University of California Berkeley News Feature
by Robert Sanders
2017 March 6
A radio telescope array being built in South Africa to explore the period after stars first formed in the early universe has received $5.8 million in new funding from the Gordon and Betty Moore Foundation.
The grant to the Hydrogen Epoch of Reionization Array (HERA) project, led by UC Berkeley, will help build 110 new telescopes beyond the planned 240, creating a much more sensitive array able to detect faint radio signals at a wavelength of 21 centimeters.
These radio waves can potentially provide a history of the so-called "epoch of reionization," a period beginning about 400 million years after the Big Bang when the first stars started to form and emitted copious high-energy light that eventually ionized about 90 percent of the hydrogen atoms in the universe.

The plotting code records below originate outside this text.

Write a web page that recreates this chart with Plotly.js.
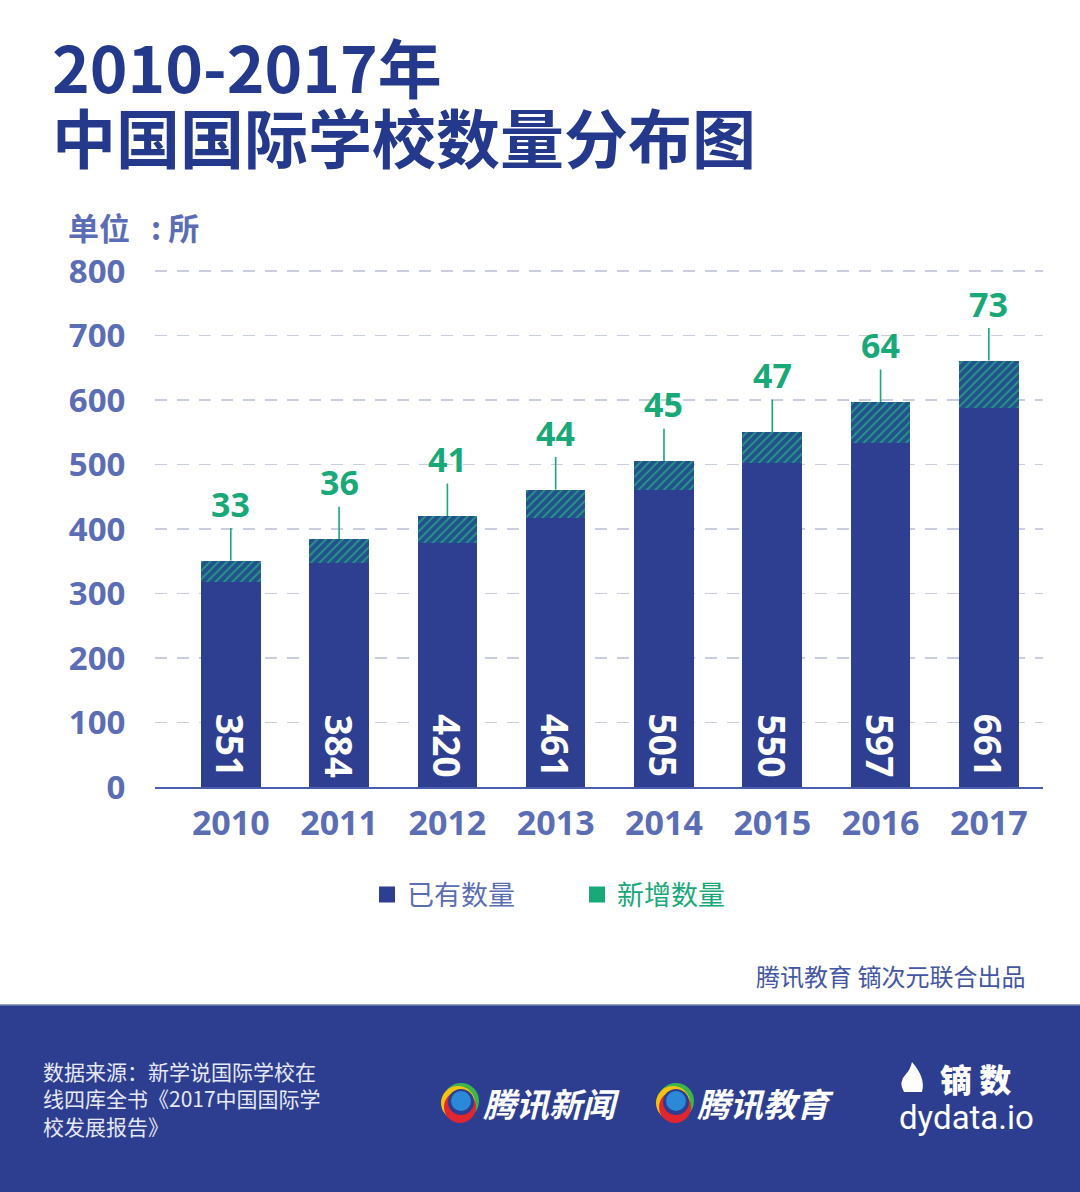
<!DOCTYPE html>
<html>
<head>
<meta charset="utf-8">
<script src="https://cdn.plot.ly/plotly-3.0.1.min.js"></script>
<style>html,body{margin:0;padding:0;background:#fff;}#chart{width:1080px;height:1192px;}</style>
</head>
<body>
<div id="chart"></div>
<script>
// ---- data ----
const years = ['2010','2011','2012','2013','2014','2015','2016','2017'];
const totals = [351, 384, 420, 461, 505, 550, 597, 661];
const added = [33, 36, 41, 44, 45, 47, 64, 73];
const yTicks = [0, 100, 200, 300, 400, 500, 600, 700, 800];
const seriesNames = ['已有数量', '新增数量'];
const existing = totals.map((t, i) => t - added[i]);

// ---- styling ----
const NAVY = '#24398b';
const BAR = '#2e3f92';
const TICK = '#5b6db5';
const GREEN = '#19a878';
const NUMFONT = 'Open Sans, Noto Sans CJK SC, sans-serif';
const CJK = 'Noto Sans CJK SC, sans-serif';

const L = 155, R = 1043, T = 269, B = 787;
const px = X => (X - L) / (R - L);
const py = Y => (B - Y) / (B - T);

const traces = [
  {
    type: 'bar', x: years, y: existing, name: seriesNames[0], showlegend: false,
    marker: {color: BAR, line: {width: 0}}, width: 0.55, hoverinfo: 'skip'
  },
  {
    type: 'bar', x: years, y: added, name: seriesNames[1], showlegend: false,
    marker: {color: '#22528c', line: {width: 0},
      pattern: {shape: '/', fgcolor: '#2a9a8a', bgcolor: '#22528c', size: 6, solidity: 0.3}},
    width: 0.55, hoverinfo: 'skip'
  },
  {
    type: 'scatter', mode: 'markers', x: [null], y: [null],
    name: '<span style="color:' + TICK + '">' + seriesNames[0] + '</span>',
    marker: {symbol: 'square', size: 20, color: BAR}
  },
  {
    type: 'scatter', mode: 'markers', x: [null], y: [null],
    name: '<span style="color:' + GREEN + '">' + seriesNames[1] + '</span>',
    marker: {symbol: 'square', size: 20, color: GREEN}
  }
];

const annotations = [];
years.forEach((yr, i) => {
  annotations.push({
    x: i, y: totals[i], xref: 'x', yref: 'y', text: String(added[i]),
    showarrow: true, arrowhead: 0, arrowwidth: 1.6, arrowcolor: GREEN,
    ax: 0, ay: -57, standoff: 0,
    font: {family: NUMFONT, size: 34, color: GREEN, weight: 700}
  });
  annotations.push({
    x: i, y: 0, xref: 'x', yref: 'y', text: String(totals[i]),
    showarrow: false, textangle: 90, yanchor: 'bottom', xanchor: 'center', yshift: 8,
    font: {family: NUMFONT, size: 37, color: '#ffffff', weight: 700}
  });
});

// titles & texts
annotations.push(
  {xref: 'paper', yref: 'paper', x: px(50), y: py(65), xanchor: 'left', yanchor: 'middle', showarrow: false,
   text: '2010-2017年', font: {family: CJK, size: 64, color: NAVY, weight: 700}},
  {xref: 'paper', yref: 'paper', x: px(50), y: py(135), xanchor: 'left', yanchor: 'middle', showarrow: false,
   text: '中国国际学校数量分布图', font: {family: CJK, size: 64, color: NAVY, weight: 700}},
  {xref: 'paper', yref: 'paper', x: px(66), y: py(226), xanchor: 'left', yanchor: 'middle', showarrow: false,
   text: '单位&nbsp;&nbsp;&nbsp;:&nbsp;所', font: {family: CJK, size: 31, color: TICK, weight: 700}},
  {xref: 'paper', yref: 'paper', x: px(1027), y: py(975), xanchor: 'right', yanchor: 'middle', showarrow: false,
   text: '腾讯教育 镝次元联合出品', font: {family: CJK, size: 24, color: '#4457a4'}},
  {xref: 'paper', yref: 'paper', x: px(41), y: py(1098), xanchor: 'left', yanchor: 'middle', showarrow: false, align: 'left',
   text: '数据来源：新学说国际学校在<br>线四库全书《2017中国国际学<br>校发展报告》', font: {family: CJK, size: 21, color: '#e6e9f4'}},
  {xref: 'paper', yref: 'paper', x: px(481), y: py(1103), xanchor: 'left', yanchor: 'middle', showarrow: false,
   text: '<b><i>腾讯新闻</i></b>', font: {family: CJK, size: 33, color: '#ffffff'}},
  {xref: 'paper', yref: 'paper', x: px(695), y: py(1103), xanchor: 'left', yanchor: 'middle', showarrow: false,
   text: '<b><i>腾讯教育</i></b>', font: {family: CJK, size: 33, color: '#ffffff'}},
  {xref: 'paper', yref: 'paper', x: px(938), y: py(1078), xanchor: 'left', yanchor: 'middle', showarrow: false,
   text: '镝 数', font: {family: CJK, size: 32, color: '#ffffff', weight: 900}},
  {xref: 'paper', yref: 'paper', x: px(1036), y: py(1117), xanchor: 'right', yanchor: 'middle', showarrow: false,
   text: 'dydata.io', font: {family: 'Roboto, sans-serif', size: 33, color: '#ffffff'}}
);

function circ(cx, cy, r, color) {
  return {type: 'circle', xref: 'paper', yref: 'paper', x0: px(cx - r), x1: px(cx + r), y0: py(cy + r), y1: py(cy - r),
          fillcolor: color, line: {width: 0}};
}
const shapes = [
  {type: 'rect', xref: 'paper', yref: 'paper', x0: px(0), x1: px(1080), y0: py(1192), y1: py(1005),
   fillcolor: '#2d3e90', line: {width: 0}, layer: 'below'},
  {type: 'line', xref: 'paper', yref: 'paper', x0: px(0), x1: px(1080), y0: py(1005), y1: py(1005),
   line: {color: '#6f7fb8', width: 1.5}}
];
[460, 675].forEach(cx => {
  shapes.push(circ(cx + 1, 1101, 18, '#3cb64a'));
  shapes.push(circ(cx - 2, 1103, 17, '#f2c40f'));
  shapes.push(circ(cx, 1107, 16, '#e0262f'));
  shapes.push(circ(cx + 1, 1102, 13, '#2d3e90'));
  shapes.push(circ(cx + 1, 1101, 10, '#2a8ad8'));
});
// dydata flame
shapes.push({type: 'path', xref: 'paper', yref: 'paper', fillcolor: '#ffffff', line: {width: 0},
  path: 'M' + px(912) + ',' + py(1062) + ' Q' + px(926) + ',' + py(1078) + ' ' + px(922) + ',' + py(1092) +
        ' L' + px(904) + ',' + py(1092) + ' Q' + px(898) + ',' + py(1082) + ' ' + px(906) + ',' + py(1074) +
        ' Q' + px(910) + ',' + py(1070) + ' ' + px(912) + ',' + py(1062) + ' Z'});

const layout = {
  width: 1080, height: 1192,
  margin: {l: L, r: 1080 - R, t: T, b: 1192 - B, pad: 0},
  paper_bgcolor: '#ffffff', plot_bgcolor: '#ffffff',
  barmode: 'stack',
  showlegend: true,
  legend: {orientation: 'h', traceorder: 'normal', x: px(367), y: py(895), xanchor: 'left', yanchor: 'middle',
           font: {family: CJK, size: 27, color: TICK}, entrywidth: 165, itemclick: false, bgcolor: 'rgba(0,0,0,0)'},
  xaxis: {
    type: 'category', range: [-0.7, 7.5], fixedrange: true,
    showgrid: false, zeroline: false, showline: true, linecolor: '#4a5cae', linewidth: 2,
    ticks: 'outside', ticklen: 5, tickcolor: 'rgba(0,0,0,0)',
    tickfont: {family: NUMFONT, size: 34, color: TICK, weight: 700}
  },
  yaxis: {
    range: [0, 803], fixedrange: true, tickvals: yTicks, ticktext: yTicks.map(String),
    showgrid: true, gridcolor: '#c9cde0', griddash: '12px,10px', gridwidth: 1.5,
    zeroline: false, showline: false,
    ticks: 'outside', ticklen: 22, tickcolor: 'rgba(0,0,0,0)',
    tickfont: {family: NUMFONT, size: 33, color: TICK, weight: 700}
  },
  annotations: annotations,
  shapes: shapes
};

Plotly.newPlot('chart', traces, layout, {displayModeBar: false, staticPlot: true});
</script>
</body>
</html>
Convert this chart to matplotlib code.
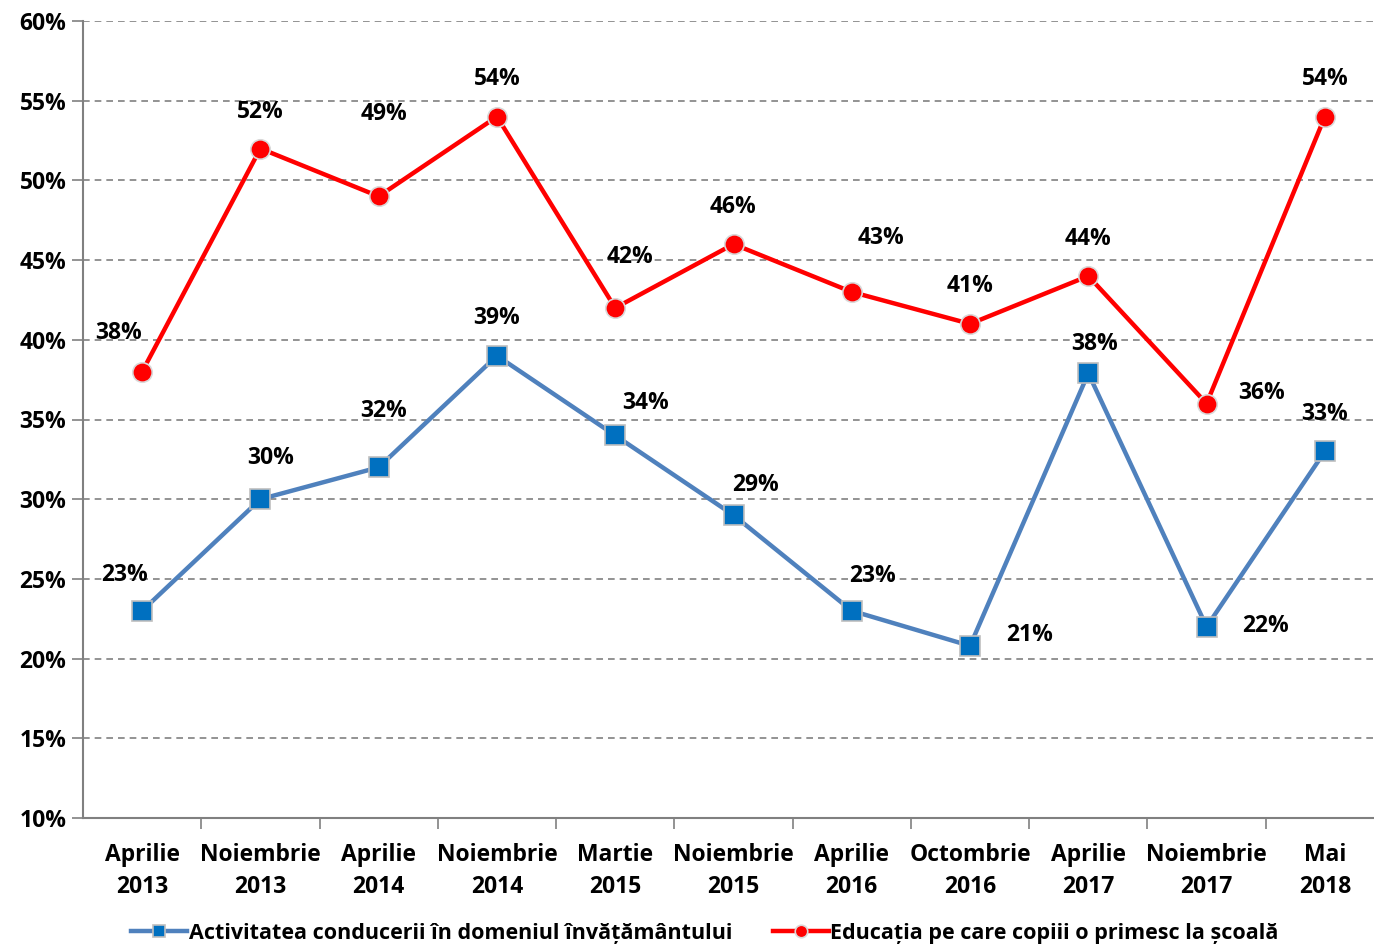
import numpy as np
import matplotlib.pyplot as plt

# survey waves
periods = ["Aprilie\n2013", "Noiembrie\n2013", "Aprilie\n2014", "Noiembrie\n2014", "Martie\n2015",
           "Noiembrie\n2015", "Aprilie\n2016", "Octombrie\n2016", "Aprilie\n2017", "Noiembrie\n2017",
           "Mai\n2018"]

# percentages
conducere = [23, 30, 32, 39, 34, 29, 23, 20.8, 37.9, 22, 33]
educatie = [38, 52, 49, 54, 42, 46, 43, 41, 44, 36, 54]

name_blue = "Activitatea conducerii în domeniul învățământului"
name_red = "Educația pe care copiii o primesc la școală"

# label offsets in pixels (dx, dy) relative to each point
off_blue = [(-18, 36), (10, 41), (5, 56), (0, 38), (30, 32), (22, 30), (21, 35), (60, 11), (6, 29), (59, 1), (0, 37)]
off_red = [(-24, 39), (0, 37), (5, 82), (0, 38), (15, 51), (0, 37), (29, 54), (0, 38), (0, 37), (55, 11), (0, 38)]

plt.rcParams['font.family'] = ['Open Sans', 'DejaVu Sans']
plt.rcParams['font.weight'] = 'bold'
fs = 16.5

fig = plt.figure(figsize=(13.74, 9.51), dpi=100)
ax = fig.add_axes([83 / 1374, 133 / 951, 1301 / 1374, 797 / 951])

x = np.arange(len(periods))
ax.plot(x, conducere, color='#4F81BD', linewidth=3.2, marker='s', markersize=14,
        markerfacecolor='#0070C0', markeredgecolor='#BFBFBF', markeredgewidth=1.2,
        label=name_blue, zorder=3)
ax.plot(x, educatie, color='#FF0000', linewidth=3.2, marker='o', markersize=14,
        markerfacecolor='#FF0000', markeredgecolor='#D9D9D9', markeredgewidth=1.2,
        label=name_red, zorder=4)

for i, v in enumerate(conducere):
    ax.annotate(f"{v:.0f}%", (x[i], v), xytext=off_blue[i], textcoords='offset pixels',
                ha='center', va='center', fontsize=fs, fontweight='bold')
for i, v in enumerate(educatie):
    ax.annotate(f"{v:.0f}%", (x[i], v), xytext=off_red[i], textcoords='offset pixels',
                ha='center', va='center', fontsize=fs, fontweight='bold')

ax.set_xlim(-0.5, len(periods) - 0.5)
ax.set_ylim(10, 60)
ax.set_yticks(np.arange(10, 61, 5))
ax.set_yticklabels([f"{t}%" for t in range(10, 61, 5)], fontsize=fs, fontweight='bold')
ax.set_xticks(x)
ax.set_xticklabels(periods, fontsize=fs, fontweight='bold', linespacing=1.45)
ax.set_xticks(np.arange(0.5, len(periods) - 0.5, 1), minor=True)
ax.tick_params(axis='x', which='major', length=0, pad=18)
ax.tick_params(axis='x', which='minor', length=8, color='#808080', width=1.2)
ax.tick_params(axis='y', length=8, color='#808080', width=1.2, pad=4)

ax.grid(axis='y', color='#808080', linestyle=(0, (4, 3)), linewidth=1.2)
ax.set_axisbelow(True)
for s in ['top', 'right']:
    ax.spines[s].set_visible(False)
for s in ['left', 'bottom']:
    ax.spines[s].set_color('#808080')
    ax.spines[s].set_linewidth(1.5)

leg = fig.legend(loc='lower center', bbox_to_anchor=(0.513, -0.013), ncol=2, frameon=False,
                 handlelength=2.6, handletextpad=0.05, columnspacing=1.9,
                 prop={'family': ['Open Sans', 'DejaVu Sans'], 'weight': 'bold', 'size': 15.5})
for h in leg.legend_handles:
    h.set_markersize(9)

fig.savefig('out.png', dpi=100)
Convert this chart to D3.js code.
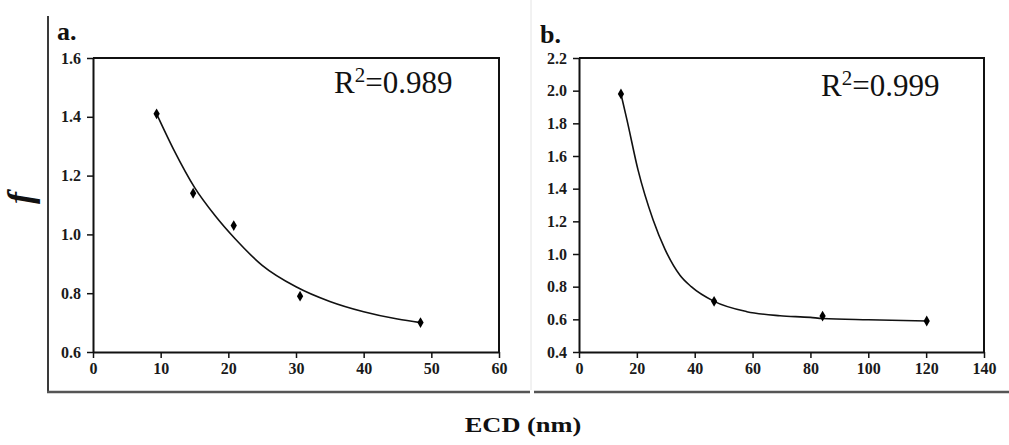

That event allowed starlight to travel uninterrupted through the universe, into our telescopes today.
The National Science Foundation awarded the team $10 million last year to boost the number of telescopes to 240, a project that should be completed in 2018, when the Moore-funded expansion will begin.
"Expanding HERA will help us map bubbles of ionization around early galaxies in our universe and will extend our ability to find the earliest signs of star formation in our universe," said HERA lead investigator Aaron Parsons, an associate professor of astronomy at UC Berkeley.
Using this next-generation instrumentation for 21-centimeter cosmology, HERA will probe the 3-D structure of the universe during the very first appearance of stars, galaxies and black holes. This first generation of hot massive stars and black-hole binaries filled the intergalactic medium with X-rays.
"These X-rays would have heated up the hydrogen surrounding galaxies and should produce detectable fluctuations in the 21-centimeter line," said Jacqueline Hewitt, lead investigator on the Moore Foundation grant and director of the MIT Kavli Institute for Astrophysics and Space Research. "Measurements of the 'epoch of X-rays' power spectrum could, in principle, distinguish between different scenarios for the very first generation of stars."
The grant from the Moore Foundation was awarded through the Massachusetts Institute of Technology, a member of the HERA collaboration that also includes Arizona State University, Brown University, University of Cambridge, the National Radio Astronomy Observatory, the Scuola Normale Superiore in Pisa, Italy, the Square Kilometre Array Organization in South Africa, the University of California at Los Angeles, the University of Pennsylvania and the University of Washington.